2. Shortly stated, the facts are that originally a firm, Messrs. Arun Kumar Mundra and Co. , had declared its status as such as it had not asked for registration. Therefore, it had been assessed as an unregistered firm. According to clause 6 of the partnership deed constituting the assessee-firm, the profits of the firm were to be accumulated for a period of eight years and there was to be no distribution thereof amongst the partners. The Income-tax Officer, however, relied upon Section 13 of the Partnership Act according to which there was a provision for equal sharing of profits and losses between the parties subject to any contract to the contrary. Since there was no specific agreement determining the ratio in which the profits or losses were to be shared, the Income-tax Officer assessed the firm on a total income of Rs. 20,300 and, relying upon the provisions of Section 13 (b) of the Partnership Act, he allocated the same in the ratio of one-third each.
(3) BEING aggrieved by that order, the firm filed an appeal under Section 246 (c) of the Income-tax Act before the Appellate Assistant Commissioner who, vide his order dated September 5, 1979, in Appeal No. 77/ (JL) of 1979-80, held that since there was a definite contract amongst the partners as regards the distribution of the profits of the firm, Section 13 of the Partnership Act did not come into play at all. Therefore, no part of the income which was not distributed in the year of account could be added in the assessment of any partner even for rate purposes, because no income belonged to any partner as such. Thereafter, the Department came in second appeal before the Tribunal and took up an additional ground that the Appellate Assistant Commissioner could not have entertained the appeal under Section 246 (c) in the separate set of status because there was no such provision in that section. This ground was allowed and the appeal was accepted.

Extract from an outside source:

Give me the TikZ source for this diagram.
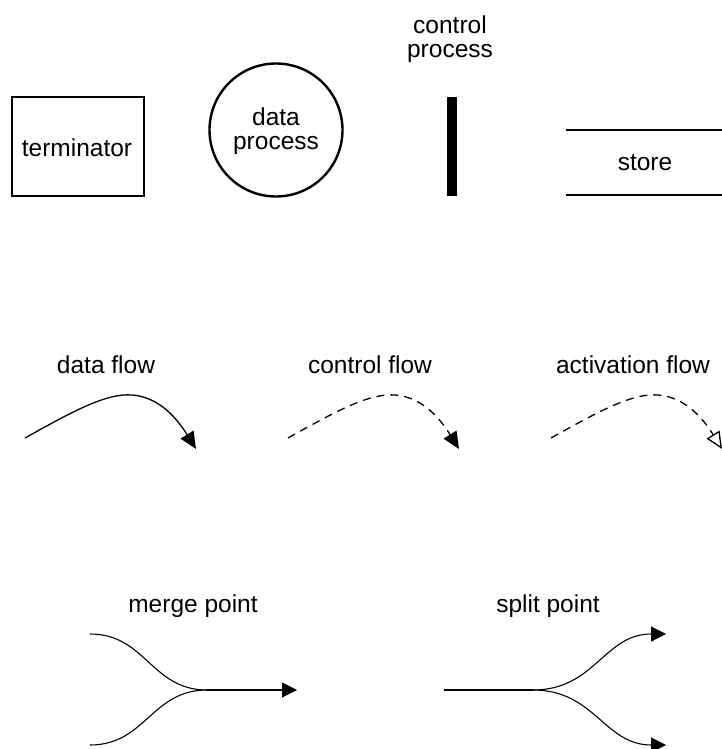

(4) SUBSEQUENTLY, another appeal was filed before the Appellate Assistant Commissioner by the present respondent, a partner of the firm, alleging that, in view of the order of the Tribunal in the firms case, she was entitled to challenge the order of the Income-tax Officer as a partner of the firm. The Appellate Assistant Commissioner therein held that the Income-tax Officer, while passing the order under Section 158, had lost sight of the term contained in clause 6 of the partnership deed and the income of the firm when added at the end of each year to the corpus had lost its characteristic of income and was merely in the nature of capital. He, therefore, cancelled the allocation made by the Income-tax Officer.
(5) THE Revenue came up in second appeal before the Tribunal on the following grounds :
"1. That, on the facts and in the circumstances of the case, the learned Appellate Assistant Commissioner was not justified in entertaining the assessees appeal under Section 247 of the Income-tax Act, 1961, when the assessment has been made on the firm in the status of an unregistered firm.
2. That the learned Appellate Assistant Commissioner was not justified in entertaining the assessees appeal when she has neither objected to the determination of income nor the tax nor the status.
3. That the learned Appellate Assistant Commissioner was not justified in entertaining the assessees appeal when the assessment order made in the case of the firm, Messrs. A. K. Mundra and Co. , had become the subject-matter of appeal by the firm and whose appeal was earlier disposed of by the Appellate Assistant Commissioner. "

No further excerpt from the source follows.